Africa-Press – Niger. Le géant français du nucléaire a su tirer profit de nouveaux contrats avec des électriciens japonais mais aussi d’une « bonne dynamique des prix » et du regain d’intérêt pour l’énergie nucléaire sur les marchés.
Ses déboires avec la junte menée par Abdourahamane Tiani au Niger n’auront pas empêché Orano de réaliser une année 2024 exceptionnelle. Le spécialiste français du combustible nucléaire peut se targuer d’un bénéfice trois fois plus important que les 217 millions d’euros de 2023: 633 millions d’euros pour un chiffre d’affaires à 5,87 milliards (+23 %), a indiqué le groupe dans un communiqué publié ce mercredi 19 février.
Des résultats « exceptionnels au sens où c’est une année atypique » mais qui s’inscrivent dans une tendance « durablement positive », a assuré Nicolas Maes, directeur général d’Orano à la presse.
Premier élément moteur pour le groupe, la « contribution ponctuelle » de contrats avec des électriciens japonais l’année dernière, avec le retour effectif au Japon de déchets radioactifs issus du retraitement de leurs combustibles usés, à l’usine de La Hague. Mais selon le directeur financier d’Orano, David Claverie, ces très bons chiffres s’expliquent aussi par des marchés dopés par le regain d’intérêt pour l’énergie nucléaire. « Beaucoup de pays qui envisageaient un arrêt du nucléaire aujourd’hui envisagent de prolonger [leurs centrales], voire de le relancer, certains envisagent d’y venir », explique-t-il. « Les prix des produits que nous vendons ont sensiblement augmenté du fait de ces perspectives meilleures sur les marchés. »
Le cas du Niger
Résultat: ces éléments ont permis d’absorber » les « impacts négatifs » en 2024 liés la dégradation de la situation de ses filiales minières au Niger, Somaïr, Cominak et Imouraren. En juin 2024, les autorités du Niger avaient retiré à Orano le permis d’exploitation d’un des plus grands gisements d’uranium au monde, celui d’Imouraren. En octobre dernier, le groupe français avait décidé de suspendre ses activités de production à la Somaïr, en plein bras de fer avec Niamey et à cause de la fermeture des frontières avec le Bénin.
Pour David Claverie, cette situation est la conséquence « d’ingérences répétées des autorités locales nigériennes sur la conduite de nos opérations là-bas, ce qui nous a amenés à constater la perte de contrôle de ces filiales » et donc à les sortir des comptes du groupe. Les provisions et dépréciations inscrites par Orano s’élèvent à 193 millions d’euros.

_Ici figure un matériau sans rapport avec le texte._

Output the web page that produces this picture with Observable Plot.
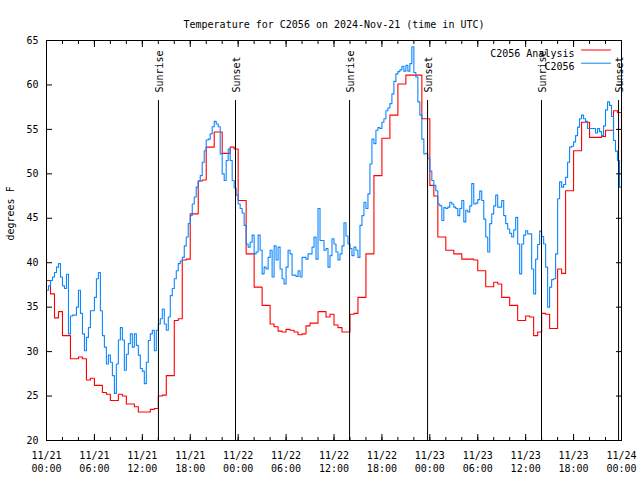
<!DOCTYPE html>
<html><head><meta charset="utf-8">
<script src="https://cdn.jsdelivr.net/npm/d3@7"></script>
<script src="https://cdn.jsdelivr.net/npm/@observablehq/plot@0.6"></script>
<style>body{margin:0;background:#fff}</style>
</head><body><div id="chart"></div>
<script>
const titleText = "Temperature for C2056 on 2024-Nov-21 (time in UTC)";
const yLabel = "degrees F";
const seriesNames = ["C2056 Analysis", "C2056"];
const seriesColors = ["#ff0000", "#0c86ff"];
const startISO = "2024-11-21T00:00:00Z";
const analysisStepMinutes = 30;
const sensorStepMinutes = 15;

// red: analysis, every 30 min from 11/21 00:00
const analysisF = [
  38, 36.5, 33.8, 34.5, 31.8, 31.8, 29.2, 29.2, 29.4, 29.2, 26.8, 27, 26.2, 26.2, 25.4, 25.2, 24.5, 24.5, 25.2, 25, 24.1, 24.1, 23.8, 23.2, 23.2,
  23.2, 23.5, 23.6, 25, 25.1, 27.3, 27.3, 33.5, 33.7, 40.3, 40.4, 45.5, 45.5, 49.2, 49.3, 53, 53, 54.7, 54.7, 52.3, 52.3, 53, 52.8,
  47, 47, 41, 41, 37.25, 37.25, 35.2, 35.2, 33.1, 32.8, 32.3, 32.2, 32.5, 32.4, 32.2, 31.9, 32, 32.9, 33.2, 33.2, 34.5, 34.5, 33.9, 34.2, 33,
  32.7, 32.2, 32.2, 34.2, 34.3, 36.1, 36.1, 41, 41, 49.8, 49.8, 54, 54, 56.6, 56.6, 60.1, 60.1, 61.1, 61.1, 61.1, 61.1, 56.2, 56.2,
  48.7, 47.5, 42.9, 42.9, 41.4, 41.4, 41, 41, 40.4, 40.4, 40.4, 40.3, 39.1, 39.1, 37.3, 37.3, 37.8, 37.6, 36.1, 36.1, 35.2, 35.2, 33.5, 33.5, 34,
  33.9, 31.8, 32.2, 34.3, 34.2, 32.6, 32.6, 39.3, 38.8, 48.1, 48.1, 52.6, 52.6, 55.8, 55.8, 54.1, 54.1, 54.1, 54.2, 54.9, 54.9, 57.1, 56.9, 50.5
];

// blue: station, every 15 min from 11/21 00:00
const sensorF = [
  36.9, 37.4, 38.0, 38.4, 38.9, 39.5, 39.9, 38.4, 37.4, 37.1, 38.7, 32, 34, 34.1, 34.1, 35, 36.9, 34.3, 32, 30.1, 31.6, 32.7, 34.6, 34.6,
  36.1, 38.2, 38.9, 34.6, 31.8, 30.5, 28.6, 29.6, 28.8, 27.3, 25.3, 28.6, 31.3, 32.7, 31.3, 27.9, 29.7, 30.9, 32, 30.5, 32, 30.7, 29.6, 28.1,
  27.8, 26.4, 28.8, 31.25, 32, 32.4, 30.1, 32.4, 33.1, 33.7, 34.8, 33.1, 32.4, 33.9, 36.3, 37.1, 38.2, 39.1, 39.9, 40.2, 40.6, 41.9, 42.9, 44.4,
  45.3, 46.6, 47.4, 48.5, 49.2, 49.8, 51.3, 52.6, 53.8, 53.9, 54.5, 55.3, 55.9, 55.6, 55.3, 52.25, 50, 49.25, 51.5, 52.8, 51.5, 49.25, 48.4, 47.6,
  46.6, 46.1, 45.6, 44.2, 42.1, 41.75, 42.3, 43.1, 41, 41.2, 43.1, 41.4, 38.75, 39.5, 39.3, 40.6, 41.4, 38.4, 41.9, 40.3, 41.75, 39.3, 38.2, 37.6,
  39.5, 41.4, 41, 38.6, 38.6, 38.45, 39.1, 38.4, 40.6, 40.6, 40.4, 41, 41, 41.75, 42.9, 40.4, 46.1, 42.5, 42.5, 41.4, 41.6, 39.5, 40.8, 42.7,
  42.1, 41.2, 40.3, 41, 41.9, 44.5, 43, 42.1, 41.6, 40.8, 41.75, 41.4, 40.6, 44.2, 45.3, 46.8, 46.1, 47.75, 51.1, 53.9, 53.4, 54.9, 55.2, 55.1,
  55.8, 56.2, 57.1, 57.4, 57.9, 59, 60.4, 61.25, 61.5, 61.7, 62.1, 61.55, 62.2, 61.55, 62.4, 64.3, 61.4, 60.9, 58.1, 56.6, 53.9, 52.25, 52.3, 51.7,
  50.3, 49.25, 48.7, 48.1, 46.6, 46.4, 44.75, 46.2, 46.1, 46.25, 46.8, 46.6, 46.25, 46.1, 45.3, 46.1, 47, 44.6, 45.9, 45.7, 46.4, 48.9, 46.6, 46.7,
  47.1, 48.05, 47, 44.9, 42.9, 41.2, 44.4, 45.5, 46.4, 47.6, 46.25, 46.25, 47, 45.3, 44.4, 43.8, 43.3, 42.9, 43.7, 45.1, 42.1, 38.75, 42.1, 43.1,
  43.6, 43.25, 43.25, 39.3, 36.5, 40.4, 42.05, 43.55, 42.95, 42.1, 39.5, 35, 37.25, 38.1, 38.2, 41, 47.2, 49.1, 48.5, 48.8, 49.6, 51.3, 53, 53.1,
  53.6, 54.3, 55.25, 56.2, 56.6, 56.2, 55.9, 55.1, 55.1, 55.1, 55.1, 54.6, 55.1, 54.75, 54.3, 55.4, 57.2, 58.1, 57.7, 56.45, 53.75, 52.55, 51.5, 48.5,
  49.6
];

const sunTimes = ["2024-11-21T14:01Z", "2024-11-21T23:40Z", "2024-11-22T13:57Z", "2024-11-22T23:43Z", "2024-11-23T13:59Z", "2024-11-23T23:38Z"];
const sunLabels = ["Sunrise", "Sunset", "Sunrise", "Sunset", "Sunrise", "Sunset"];

const xTickTimes = ["2024-11-21T00:00Z","2024-11-21T06:00Z","2024-11-21T12:00Z","2024-11-21T18:00Z",
  "2024-11-22T00:00Z","2024-11-22T06:00Z","2024-11-22T12:00Z","2024-11-22T18:00Z",
  "2024-11-23T00:00Z","2024-11-23T06:00Z","2024-11-23T12:00Z","2024-11-23T18:00Z","2024-11-24T00:00Z"];
const xTickLabels = ["11/21\n00:00","11/21\n06:00","11/21\n12:00","11/21\n18:00",
  "11/22\n00:00","11/22\n06:00","11/22\n12:00","11/22\n18:00",
  "11/23\n00:00","11/23\n06:00","11/23\n12:00","11/23\n18:00","11/24\n00:00"];
const yTicks = [20, 25, 30, 35, 40, 45, 50, 55, 60, 65];

const t0 = new Date(startISO);
const toRows = (arr, step) => arr.map((v, i) => ({time: new Date(+t0 + i * step * 60000), value: v}));
const analysisRows = toRows(analysisF, analysisStepMinutes);
const sensorRows = toRows(sensorF, sensorStepMinutes);
const sunRows = sunTimes.map((t, i) => ({time: new Date(t), label: sunLabels[i]}));
const majorTicks = xTickTimes.map(t => new Date(t));
const minorTicks = d3.utcHour.every(2).range(majorTicks[0], new Date(+majorTicks[majorTicks.length - 1] + 1));
const tickRows = majorTicks.map((t, i) => ({time: t, label: xTickLabels[i]}));

const font = "DejaVu Sans Mono";
const fs = 10;
const lineShape = {draw(context, l) { context.moveTo(0, 0); context.lineTo(0, -l); }};

const chart = Plot.plot({
  width: 640, height: 480,
  marginLeft: 46, marginRight: 19, marginTop: 40, marginBottom: 40,
  style: {fontFamily: font, fontSize: fs + "px", background: "#fff", color: "#000"},
  x: {type: "utc", domain: [majorTicks[0], majorTicks[majorTicks.length - 1]]},
  y: {domain: [20, 65]},
  marks: [
    Plot.line(analysisRows, {x: "time", y: "value", stroke: seriesColors[0], strokeWidth: 1.1, curve: "step-after"}),
    Plot.line(sensorRows, {x: "time", y: "value", stroke: seriesColors[1], strokeWidth: 1.1, curve: "step-after"}),
    Plot.ruleX(sunRows, {x: "time", insetTop: 60, stroke: "#000", strokeWidth: 1}),
    Plot.text(sunRows, {x: "time", text: "label", frameAnchor: "top", dy: 52, dx: 1, rotate: -90, textAnchor: "start", lineAnchor: "middle", fontFamily: font, fontSize: fs, fill: "#000"}),
    Plot.frame({stroke: "#000", strokeWidth: 1}),
    Plot.axisX({anchor: "bottom", ticks: majorTicks, tickSize: 6, dy: -6, tickFormat: () => "", label: null}),
    Plot.axisX({anchor: "bottom", ticks: minorTicks, tickSize: 3, dy: -3, tickFormat: () => "", label: null}),
    Plot.axisX({anchor: "top", ticks: majorTicks, tickSize: 6, dy: 6, tickFormat: () => "", label: null}),
    Plot.axisX({anchor: "top", ticks: minorTicks, tickSize: 3, dy: 3, tickFormat: () => "", label: null}),
    Plot.axisY({anchor: "left", ticks: yTicks, tickSize: 6, dx: 6, tickFormat: () => "", label: null}),
    Plot.axisY({anchor: "right", ticks: yTicks, tickSize: 6, dx: -6, tickFormat: () => "", label: null}),
    Plot.text(tickRows, {x: "time", text: "label", frameAnchor: "bottom", dy: 9, lineAnchor: "top", lineHeight: 1.3, fontFamily: font, fontSize: fs, fill: "#000"}),
    Plot.text(yTicks, {y: d => d, text: d => String(d), frameAnchor: "left", dx: -8, textAnchor: "end", fontFamily: font, fontSize: fs, fill: "#000"}),
    Plot.text([yLabel], {frameAnchor: "left", dx: -36, rotate: -90, fontFamily: font, fontSize: fs, fill: "#000"}),
    Plot.text([titleText], {frameAnchor: "top", dy: -20, fontFamily: font, fontSize: fs, fill: "#000"}),
    Plot.text([seriesNames[0]], {frameAnchor: "top-right", dx: -47, dy: 9.5, textAnchor: "end", fontFamily: font, fontSize: fs, fill: "#000"}),
    Plot.text([seriesNames[1]], {frameAnchor: "top-right", dx: -47, dy: 22.7, textAnchor: "end", fontFamily: font, fontSize: fs, fill: "#000"}),
    Plot.vector([seriesNames[0]], {frameAnchor: "top-right", dx: -40, dy: 9.5, rotate: 90, length: 29, anchor: "start", shape: lineShape, stroke: seriesColors[0], strokeWidth: 1}),
    Plot.vector([seriesNames[1]], {frameAnchor: "top-right", dx: -40, dy: 22.7, rotate: 90, length: 29, anchor: "start", shape: lineShape, stroke: seriesColors[1], strokeWidth: 1})
  ]
});
document.getElementById("chart").appendChild(chart);
</script>
</body></html>
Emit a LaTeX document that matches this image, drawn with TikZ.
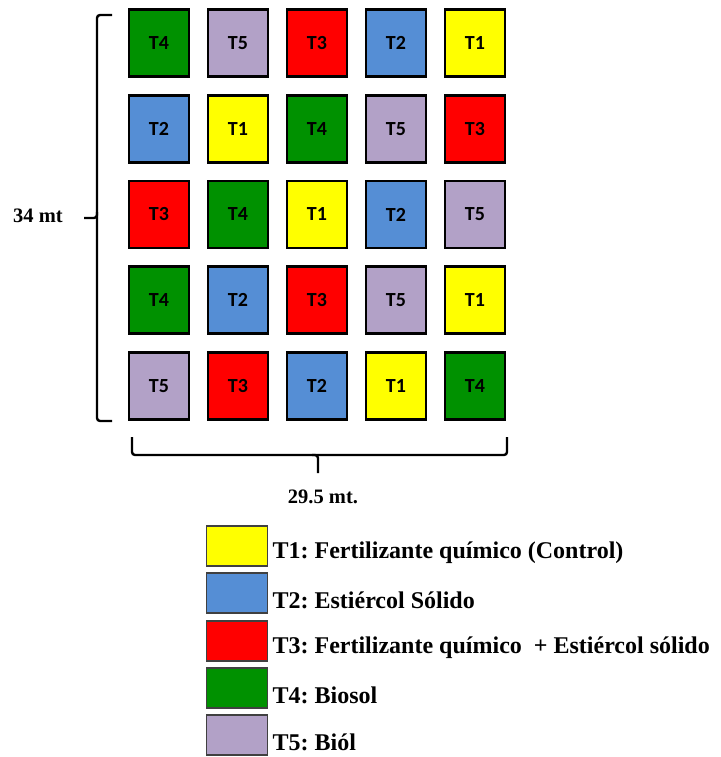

Les dirigeants de la multinationale sont aujourd’hui sceptiques sur la possibilité de redémarrer rapidement sa mine au Niger. Selon Nicolas Maes, si les conditions sont réunies, le redémarrage du site, qui a une vingtaine années de réserves devant lui, sera « très long » et pourrait prendre « presque deux ans ». Le directeur général a déploré « un drame humain et financier ». « Il n’y a aucun canal de communication avec les autorités depuis le coup d’État » militaire en juillet 2023, et « un refus systématique de dialogue ».
La Somaïr se trouve aujourd’hui « virtuellement en faillite » et n’a « plus de revenus » pour redémarrer l’activité, payer ses fournisseurs et les salaires de quelque 780 collaborateurs, a-t-il aussi détaillé. Environ 1 300 tonnes de concentré d’uranium sont toujours bloquées sur le site, pour une valeur marchande de 250 millions d’euros.
Plein pot sur les investissements
Toujours est-il qu’avec des chiffres plus que prometteurs, Orano continue à investir pour mettre en œuvre sa diversification: le géant prévoit d’augmenter les investissements de 30 à 40 % cette année (980 millions d’euros en 2024) dans le secteur minier. « La meilleure façon de faire face à un monde incertain, c’est d’avoir des options », a résumé Nicolas Maes. Le groupe vient de signer en janvier un accord pour exploiter un vaste gisement avec la Mongolie, et revendique des projets en Ouzbékistan et en Namibie.
Mais l’énergéticien français compte aussi accroître ses activités dans les domaines de la médecine nucléaire et des batteries de voitures électriques. Sa filiale Orano Med associée au groupe pharmaceutique Sanofi développe un médicament anti-cancéreux à base d’un métal rare, le plomb-212. Dans les batteries, Orano s’est associé avec son partenaire chinois XTC New Energy en créant deux co-entreprises destinées à la production des matériaux critiques. Une décision d’investissement pour une première usine est attendue pour fin 2025, a indiqué Nicolas Maes.
En anticipation de ses besoins d’investissement, le groupe a réalisé en octobre dernier une augmentation de son capital de 300 millions d’euros souscrite par l’État français, son principal actionnaire à 90,33 %.